- Directed by: Karvannan
- Written by: Karvannan Dheeran (dialogues)
- Produced by: R. K. Film Makers Circuit
- Starring: Murali; Rohini;
- Cinematography: Sundarrajan
- Edited by: Sai Nagesh
- Music by: Rajan Sarma
- Production company: R. K. Film Makers Circuit
- Release date: 10 March 1995;
- Running time: 125 minutes
- Country: India
- Language: Tamil

= Thondan (1995 film) =

Thondan is a 1995 Indian Tamil-language political drama film directed by Karvannan. The film stars Murali and Rohini, with Anandaraj, Manivannan, Srividya, Vinodhini, Vadivukkarasi, Gnanavel and S. Ramadoss playing supporting roles. It was released on 10 March 1995.

==Plot==
Jeeva (Murali) is an auto-driver. During his childhood, Jeeva could not go to school because of his father, who forced him to work at a very young age, thus he suffers from an inferiority complex. Every time, he sees a child working, Jeeva feels angry and he then forces the kid to go to school at any cost.
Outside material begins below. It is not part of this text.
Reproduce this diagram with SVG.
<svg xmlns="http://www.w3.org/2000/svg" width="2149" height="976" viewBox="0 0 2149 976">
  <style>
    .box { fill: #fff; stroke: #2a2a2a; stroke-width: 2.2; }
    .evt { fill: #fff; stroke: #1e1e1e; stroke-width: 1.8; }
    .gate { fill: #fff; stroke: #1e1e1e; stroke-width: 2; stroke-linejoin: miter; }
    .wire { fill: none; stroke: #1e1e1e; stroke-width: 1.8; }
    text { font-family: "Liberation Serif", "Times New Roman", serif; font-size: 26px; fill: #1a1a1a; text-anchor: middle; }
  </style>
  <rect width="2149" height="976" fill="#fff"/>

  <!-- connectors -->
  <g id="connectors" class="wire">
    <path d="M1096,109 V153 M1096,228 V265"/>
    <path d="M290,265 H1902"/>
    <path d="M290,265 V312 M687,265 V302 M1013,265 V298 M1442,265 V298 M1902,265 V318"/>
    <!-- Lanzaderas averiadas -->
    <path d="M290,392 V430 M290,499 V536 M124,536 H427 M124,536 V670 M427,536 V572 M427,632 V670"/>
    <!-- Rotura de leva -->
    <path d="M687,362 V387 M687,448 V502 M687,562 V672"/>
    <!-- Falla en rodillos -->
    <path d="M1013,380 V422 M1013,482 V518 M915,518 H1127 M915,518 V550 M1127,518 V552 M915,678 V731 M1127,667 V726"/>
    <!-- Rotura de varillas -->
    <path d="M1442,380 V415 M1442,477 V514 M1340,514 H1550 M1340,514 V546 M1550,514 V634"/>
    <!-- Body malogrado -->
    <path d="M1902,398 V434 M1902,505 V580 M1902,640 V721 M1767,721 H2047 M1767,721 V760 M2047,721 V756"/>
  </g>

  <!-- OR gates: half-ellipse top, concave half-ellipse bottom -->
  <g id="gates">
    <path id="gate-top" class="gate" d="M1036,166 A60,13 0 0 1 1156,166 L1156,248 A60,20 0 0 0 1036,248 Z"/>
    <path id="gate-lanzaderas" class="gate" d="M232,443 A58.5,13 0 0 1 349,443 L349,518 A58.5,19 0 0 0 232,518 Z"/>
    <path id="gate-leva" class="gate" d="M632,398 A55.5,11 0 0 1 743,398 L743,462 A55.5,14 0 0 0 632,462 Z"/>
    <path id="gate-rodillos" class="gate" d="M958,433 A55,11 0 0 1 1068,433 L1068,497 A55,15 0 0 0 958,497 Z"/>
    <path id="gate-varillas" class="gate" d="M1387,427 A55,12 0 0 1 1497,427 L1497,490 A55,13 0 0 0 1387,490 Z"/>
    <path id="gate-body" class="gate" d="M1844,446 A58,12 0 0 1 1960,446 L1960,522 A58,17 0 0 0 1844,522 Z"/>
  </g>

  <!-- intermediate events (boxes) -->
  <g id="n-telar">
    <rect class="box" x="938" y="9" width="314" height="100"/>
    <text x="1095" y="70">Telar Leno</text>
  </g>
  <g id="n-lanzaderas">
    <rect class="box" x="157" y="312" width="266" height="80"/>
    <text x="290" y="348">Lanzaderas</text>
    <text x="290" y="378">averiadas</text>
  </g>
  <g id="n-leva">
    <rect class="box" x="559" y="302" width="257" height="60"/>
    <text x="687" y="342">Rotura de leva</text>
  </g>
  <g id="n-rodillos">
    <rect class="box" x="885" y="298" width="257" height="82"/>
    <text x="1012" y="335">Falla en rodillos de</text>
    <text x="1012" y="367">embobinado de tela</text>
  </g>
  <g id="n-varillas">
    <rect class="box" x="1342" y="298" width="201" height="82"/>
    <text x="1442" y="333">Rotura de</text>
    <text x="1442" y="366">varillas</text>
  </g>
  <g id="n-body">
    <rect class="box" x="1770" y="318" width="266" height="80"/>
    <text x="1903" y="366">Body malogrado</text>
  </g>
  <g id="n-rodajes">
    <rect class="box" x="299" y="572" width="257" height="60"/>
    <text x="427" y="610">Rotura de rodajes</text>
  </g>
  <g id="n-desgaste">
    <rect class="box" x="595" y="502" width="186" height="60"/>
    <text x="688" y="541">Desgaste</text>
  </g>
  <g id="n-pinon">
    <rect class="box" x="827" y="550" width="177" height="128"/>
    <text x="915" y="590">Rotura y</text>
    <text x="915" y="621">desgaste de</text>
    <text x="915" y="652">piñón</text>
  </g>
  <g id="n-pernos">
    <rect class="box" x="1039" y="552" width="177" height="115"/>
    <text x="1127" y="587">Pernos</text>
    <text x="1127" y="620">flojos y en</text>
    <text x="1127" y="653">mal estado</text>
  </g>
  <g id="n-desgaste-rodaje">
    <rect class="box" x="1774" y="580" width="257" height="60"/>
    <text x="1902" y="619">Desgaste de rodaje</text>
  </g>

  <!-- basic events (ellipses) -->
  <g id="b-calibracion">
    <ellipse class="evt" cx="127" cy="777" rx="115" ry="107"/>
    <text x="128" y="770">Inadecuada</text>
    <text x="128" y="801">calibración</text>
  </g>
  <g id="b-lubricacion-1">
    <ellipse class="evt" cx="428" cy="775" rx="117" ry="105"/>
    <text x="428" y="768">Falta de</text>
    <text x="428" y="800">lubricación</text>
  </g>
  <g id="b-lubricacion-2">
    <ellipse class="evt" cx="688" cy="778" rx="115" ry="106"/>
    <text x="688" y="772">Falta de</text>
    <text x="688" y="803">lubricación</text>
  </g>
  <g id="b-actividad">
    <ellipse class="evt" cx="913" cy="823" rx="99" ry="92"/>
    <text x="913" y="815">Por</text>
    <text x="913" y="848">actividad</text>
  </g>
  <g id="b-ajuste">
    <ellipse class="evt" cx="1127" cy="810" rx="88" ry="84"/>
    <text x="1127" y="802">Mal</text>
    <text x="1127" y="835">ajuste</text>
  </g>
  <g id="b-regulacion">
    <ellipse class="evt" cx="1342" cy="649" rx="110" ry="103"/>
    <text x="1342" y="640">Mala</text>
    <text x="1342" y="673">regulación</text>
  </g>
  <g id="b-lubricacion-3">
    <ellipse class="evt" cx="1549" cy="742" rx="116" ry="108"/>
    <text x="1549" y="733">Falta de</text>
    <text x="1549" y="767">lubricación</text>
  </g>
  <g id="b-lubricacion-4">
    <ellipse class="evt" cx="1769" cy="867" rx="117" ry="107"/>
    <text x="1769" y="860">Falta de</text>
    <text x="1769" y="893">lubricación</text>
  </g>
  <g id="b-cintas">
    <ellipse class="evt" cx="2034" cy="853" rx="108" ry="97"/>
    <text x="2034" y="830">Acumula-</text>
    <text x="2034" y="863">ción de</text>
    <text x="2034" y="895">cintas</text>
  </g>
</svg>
Unlike Jeeva, his childhood friend Ilavenil (Anandaraj) pursued an education and he is now a conscientious police officer.
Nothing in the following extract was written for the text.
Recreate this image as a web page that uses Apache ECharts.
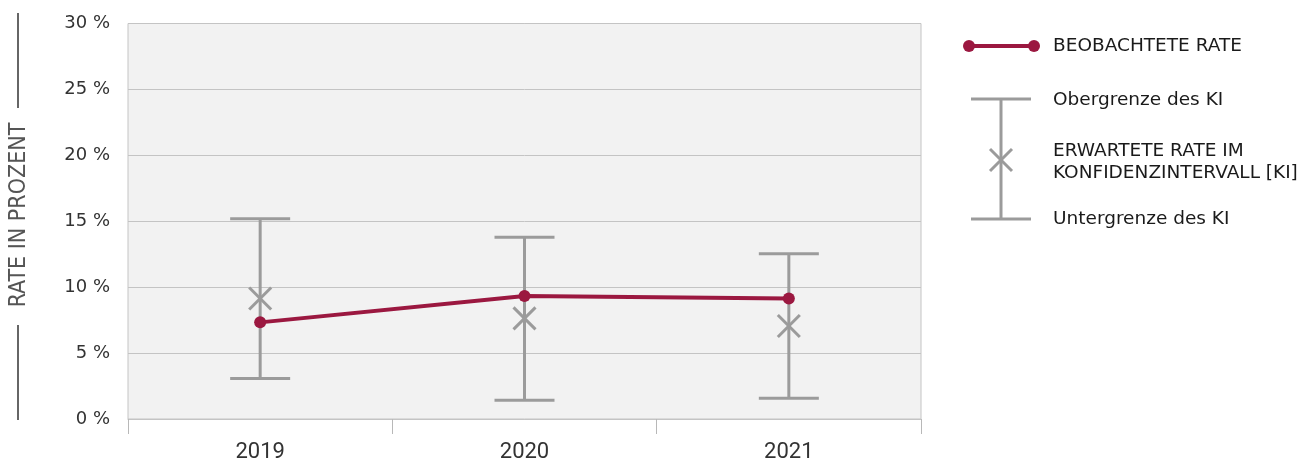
<!DOCTYPE html>
<html><head><meta charset="utf-8">
<script src="https://cdn.jsdelivr.net/npm/echarts@6/dist/echarts.min.js"></script>
<style>html,body{margin:0;padding:0;background:#fff}#c{width:1311px;height:463px}</style>
</head><body><div id="c"></div>
<script>
const categories = ['2019', '2020', '2021'];
const observed = [7.33, 9.33, 9.14];
const expected = [9.14, 7.63, 7.05];
const upperCI = [15.19, 13.78, 12.54];
const lowerCI = [3.08, 1.42, 1.57];
const yTicks = [0, 5, 10, 15, 20, 25, 30];

const RED = '#9b1840';
const GRAY = '#9b9b9b';
const chart = echarts.init(document.getElementById('c'));

const ciData = categories.map((c, i) => [i, lowerCI[i], upperCI[i], expected[i]]);
const legTxt = (x, y, t, extra) => Object.assign({ type: 'text', x: x, y: y, style: Object.assign({ text: t, fill: '#1a1a1a', fontFamily: 'DejaVu Sans', fontSize: 18.5, verticalAlign: 'middle' }, extra || {}) });

chart.setOption({
  animation: false,
  grid: { left: 128, right: 390, top: 23.5, bottom: 42.5, show: true, backgroundColor: '#f2f2f2', borderColor: '#c4c4c4', borderWidth: 1 },
  xAxis: {
    type: 'category', data: categories, boundaryGap: true,
    axisLine: { show: true, lineStyle: { color: '#c4c4c4', width: 1 } },
    axisTick: { show: true, length: 15, interval: 0, lineStyle: { color: '#b8b8b8', width: 1 } },
    axisLabel: { color: '#333', fontSize: 22, margin: 22, fontFamily: 'Roboto' }
  },
  yAxis: {
    type: 'value', min: yTicks[0], max: yTicks[yTicks.length - 1], interval: 5,
    axisLine: { show: false }, axisTick: { show: false },
    splitLine: { lineStyle: { color: '#c4c4c4', width: 1 } },
    axisLabel: { formatter: '{value} %', color: '#333', fontSize: 18, margin: 18, fontFamily: 'DejaVu Sans' }
  },
  series: [
    {
      type: 'custom', name: 'KI', data: ciData, z: 2,
      renderItem: function (params, api) {
        const x = api.value(0);
        const lo = api.coord([x, api.value(1)]);
        const hi = api.coord([x, api.value(2)]);
        const ex = api.coord([x, api.value(3)]);
        const hw = 30, xs = 11;
        const st = { stroke: GRAY, lineWidth: 3 };
        return {
          type: 'group', children: [
            { type: 'line', shape: { x1: lo[0], y1: lo[1], x2: hi[0], y2: hi[1] }, style: st },
            { type: 'line', shape: { x1: hi[0] - hw, y1: hi[1], x2: hi[0] + hw, y2: hi[1] }, style: st },
            { type: 'line', shape: { x1: lo[0] - hw, y1: lo[1], x2: lo[0] + hw, y2: lo[1] }, style: st },
            { type: 'line', shape: { x1: ex[0] - xs, y1: ex[1] - xs, x2: ex[0] + xs, y2: ex[1] + xs }, style: st },
            { type: 'line', shape: { x1: ex[0] - xs, y1: ex[1] + xs, x2: ex[0] + xs, y2: ex[1] - xs }, style: st }
          ]
        };
      }
    },
    {
      type: 'line', name: 'BEOBACHTETE RATE', data: observed, z: 3,
      symbol: 'circle', symbolSize: 12, showSymbol: true,
      lineStyle: { color: RED, width: 4 }, itemStyle: { color: RED }
    }
  ],
  graphic: [
    { type: 'line', shape: { x1: 18, y1: 13, x2: 18, y2: 108 }, style: { stroke: '#666', lineWidth: 2 } },
    { type: 'line', shape: { x1: 18, y1: 325, x2: 18, y2: 420 }, style: { stroke: '#666', lineWidth: 2 } },
    { type: 'text', x: 19, y: 215, rotation: Math.PI / 2, style: { text: 'RATE IN PROZENT', fill: '#555', fontFamily: 'DejaVu Sans Condensed', fontSize: 23, align: 'center', verticalAlign: 'middle' } },
    // legend: observed
    { type: 'line', shape: { x1: 969, y1: 46, x2: 1034, y2: 46 }, style: { stroke: RED, lineWidth: 4 } },
    { type: 'circle', shape: { cx: 969, cy: 46, r: 6 }, style: { fill: RED } },
    { type: 'circle', shape: { cx: 1034, cy: 46, r: 6 }, style: { fill: RED } },
    legTxt(1053, 46, 'BEOBACHTETE RATE'),
    // legend: CI
    { type: 'line', shape: { x1: 1001, y1: 99, x2: 1001, y2: 219 }, style: { stroke: GRAY, lineWidth: 3 } },
    { type: 'line', shape: { x1: 971, y1: 99, x2: 1031, y2: 99 }, style: { stroke: GRAY, lineWidth: 3 } },
    { type: 'line', shape: { x1: 971, y1: 219, x2: 1031, y2: 219 }, style: { stroke: GRAY, lineWidth: 3 } },
    { type: 'line', shape: { x1: 990, y1: 149, x2: 1012, y2: 171 }, style: { stroke: GRAY, lineWidth: 3 } },
    { type: 'line', shape: { x1: 990, y1: 171, x2: 1012, y2: 149 }, style: { stroke: GRAY, lineWidth: 3 } },
    legTxt(1053, 100, 'Obergrenze des KI'),
    legTxt(1053, 162, 'ERWARTETE RATE IM\nKONFIDENZINTERVALL [KI]', { lineHeight: 22 }),
    legTxt(1053, 219, 'Untergrenze des KI')
  ]
});
</script></body></html>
Periyanayagam (Gnanavel) is a company owner employing child labour and he is involved in some kind of illegal business. Periyanayagam has the support of the Minister (Manivannan) who helps him when he is in trouble with the police, which irks the police officer Ilavenil.
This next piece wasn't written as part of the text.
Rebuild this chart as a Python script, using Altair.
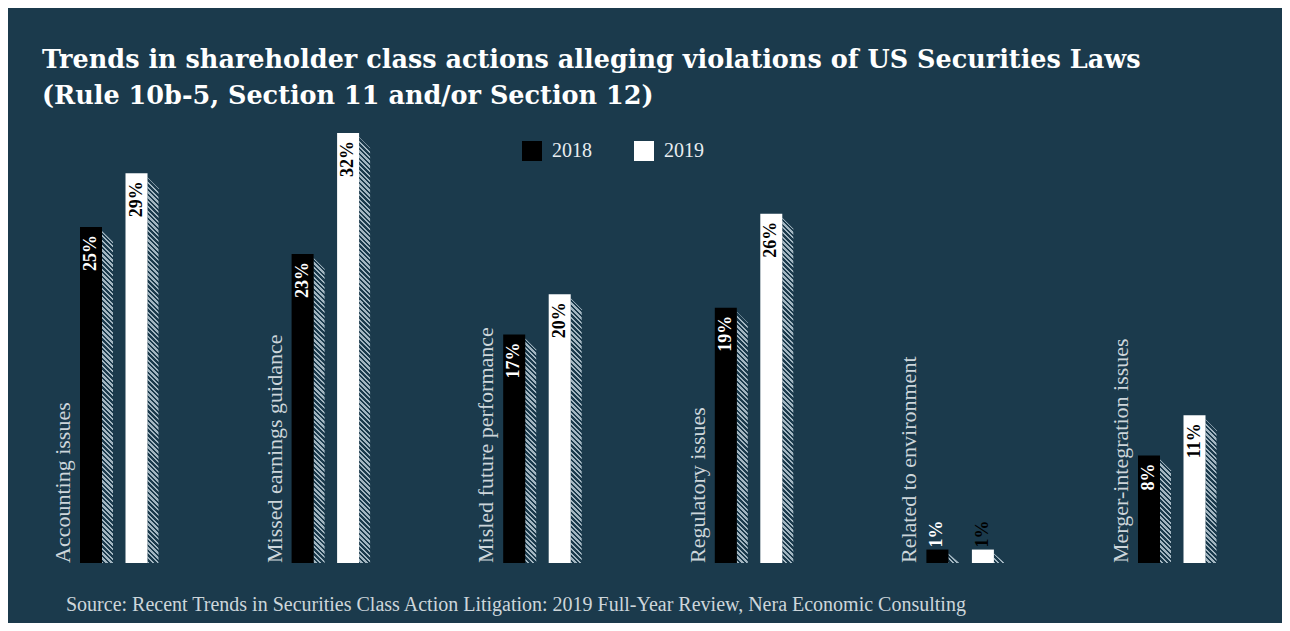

Sanjeevi Raman (S. Ramadoss) is a doctor and a political crusader who has fought against child labour for many years and he filed a lawsuit against this practice. He won the lawsuit, and subsequently, companies who forced kids to work are now banned by the government. Periyanayagam and the other company owners decide to kill the doctor. While planning their attack, the street dancer Selvi (Vinodhini) hears their plan and she is killed on the spot. The librarian Subha (Rohini) witnesses the murder and runs away from the murderers. In a big trouble, Jeeva comes to protect Subha from Periyanayagam's henchmen. What transpires later forms the crux of the story.

==Soundtrack==

The soundtrack was composed by Rajan Sarma, who also wrote the lyrics.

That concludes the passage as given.